Фантики (Генис) - страница 8

Грачи и в самом деле интересные птицы. Согласно писаниям орнитологов, их отличает упрямство. Выбрав себе жилье, они остаются ему верны, что бы ни делали люди и хищники.



“Когда Лейпцигская городская дума, – пишет Брем, – решила избавиться от грачей, в изобилии поселившихся на соседних тополях, в дело пустили стрелков и вооруженную силу. Ничего не добившись, перед птицами развернули кроваво-красное революционное знамя. Красные флаги, – продолжает не без удовольствия классик, – весело трепетали по ветру под гнездами грачей, на страх и ужас всех мирных граждан, но грачи не побоялись подозрительного красного цвета”. России, однако, грачи нравятся, ибо они двигаются вместе с любимой народом весной, покрывая в день столько же, сколько она: 50 километров. Возможно, поэтому, когда поздним ноябрем 1871 года, накануне долгой петербургской зимы, в Академии художеств открылась первая выставка передвижников, ее душой безоговорочно признали картину Саврасова.

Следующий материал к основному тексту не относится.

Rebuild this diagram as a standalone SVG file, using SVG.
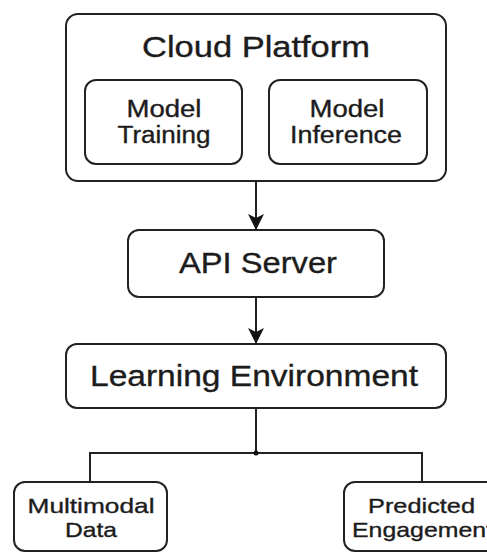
<svg xmlns="http://www.w3.org/2000/svg" width="487" height="553" viewBox="0 0 487 553">
<style>
.box{fill:#fff;stroke:#222;stroke-width:2}
.t{font-family:"Liberation Sans",Arial,sans-serif;fill:#1c1c1c;stroke:#1c1c1c;stroke-width:0.35;text-anchor:middle}
.big{font-size:29px}
.mid{font-size:23px}
.sm{font-size:21px}
.ln{fill:none;stroke:#222;stroke-width:2}
</style>
<defs>
<marker id="ah" markerWidth="17" markerHeight="16" refX="15" refY="8" orient="auto" markerUnits="userSpaceOnUse">
<path d="M0,0 L16,8 L0,16 L4,8 Z" fill="#111"/>
</marker>
</defs>
<rect width="487" height="553" fill="#fff"/>
<g id="connectors">
<line class="ln" x1="256" y1="181" x2="256" y2="229" marker-end="url(#ah)"/>
<line class="ln" x1="256" y1="297" x2="256" y2="343" marker-end="url(#ah)"/>
<polyline class="ln" points="256,408 256,453"/>
<polyline class="ln" points="90,482 90,453 422,453 422,482"/>
<circle cx="256" cy="453" r="2.5" fill="#111"/>
</g>
<g id="cloud-platform">
<rect class="box" x="66" y="14" width="380" height="167" rx="12"/>
<text class="t big" x="256" y="57" textLength="228" lengthAdjust="spacingAndGlyphs">Cloud Platform</text>
</g>
<g id="model-training">
<rect class="box" x="85" y="80" width="157" height="84" rx="11"/>
<text class="t mid" x="164" y="117" textLength="75" lengthAdjust="spacingAndGlyphs">Model</text>
<text class="t mid" x="164" y="143" textLength="93" lengthAdjust="spacingAndGlyphs">Training</text>
</g>
<g id="model-inference">
<rect class="box" x="269" y="80" width="158" height="84" rx="11"/>
<text class="t mid" x="347" y="117" textLength="75" lengthAdjust="spacingAndGlyphs">Model</text>
<text class="t mid" x="346" y="143" textLength="112" lengthAdjust="spacingAndGlyphs">Inference</text>
</g>
<g id="api-server">
<rect class="box" x="128" y="230" width="256" height="67" rx="11"/>
<text class="t big" x="258" y="273" textLength="158" lengthAdjust="spacingAndGlyphs">API Server</text>
</g>
<g id="learning-environment">
<rect class="box" x="66" y="344" width="380" height="64" rx="11"/>
<text class="t big" x="254" y="386" textLength="328" lengthAdjust="spacingAndGlyphs">Learning Environment</text>
</g>
<g id="multimodal-data">
<rect class="box" x="14" y="482" width="153" height="69" rx="11"/>
<text class="t sm" x="91" y="513" textLength="127" lengthAdjust="spacingAndGlyphs">Multimodal</text>
<text class="t sm" x="91" y="537" textLength="52" lengthAdjust="spacingAndGlyphs">Data</text>
</g>
<g id="predicted-engagement">
<rect class="box" x="344" y="482" width="165" height="69" rx="11"/>
<text class="t sm" x="421.5" y="513" textLength="107" lengthAdjust="spacingAndGlyphs">Predicted</text>
<text class="t sm" x="422.5" y="537" textLength="141" lengthAdjust="spacingAndGlyphs">Engagement</text>
</g>
</svg>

В каталоге она называлась с подчеркивающим неизбежность весны радостным восклицательным знаком: “Грачи прилетели!”

Во времена, когда кардинальная простота спорила с радикальной наивностью, всякую картину считали честным окном. Выглянув из него, зритель видел примерно то же, что он мог бы разглядеть и без художника. Но, премьера скромного отечественного импрессионизма, картина Саврасова была не окном, а форточкой – уникальным (я нигде больше ее не встречал) ответом на русские морозы. Полотно “Грачи прилетели!” выполняет ту же функцию: впускает свежий воздух, по-прежнему опьяняющий зрителя, особенно зимой. С тех пор квадратный холст Саврасова вошел в ДНК россиян, превратившись в мнемонический знак нации и эпиграф ее природы. Я встречался с этой картиной в букваре и в детской комнате милиции, в депо пожарной охраны и в кабинете университетского ректора. Она висела (рядом с иконкой) в избе пасечника, делившегося со мной фольклором, и в квартире участкового, за дочкой которого я безуспешно ухаживал. Избавиться от “Грачей”, как и предупреждал Брем, невозможно. Остается их полюбить, причем с недоступной чужеземцу страстью:

Не поймет и не заметит
Гордый взор иноплеменный,
Что сквозит и робко светит
В наготе твоей смиренной.

Но что бы ни утверждал Тютчев и другие патриоты, убогая прелесть нищеты вовсе не является исключительно русским достоянием. Эксклюзивной, говоря по-нерусски, картину Саврасова делает не архитектура худого забора и покосившегося сарая, а специфический тип отношений между родной землей и присущими именно ей временами года. Дело в том, что в континентальной державе зима и лето стабильны, постоянны, даже вечны – как смерть и жизнь. Зато весна и осень мимолетны. И не потому, что коротки, а потому, что их суть проявляется в перемене, в движении, в росте или угасании. В этом их творческий, а в случае весны и России – еще и революционный характер. В речной стране, где ледоход встречали разбивающие заторы пушки, смена сезонов была долгожданным и опасным, как революция, потрясением. Об этом – “Весна священная”, где воинственные остинато Стравинского выколачивают дробь из отечественной природы. Русская весна требует жертв, без которых не может обойтись необходимая, неизбежная и всегда волнующая метаморфоза. Из всей этой регулярной драмы Саврасов выбрал лишь один, но самый главный момент – первый. Колесо русского года схвачено художником в тот момент, когда оно вновь, после долгого зимнего прозябания, пришло в движение.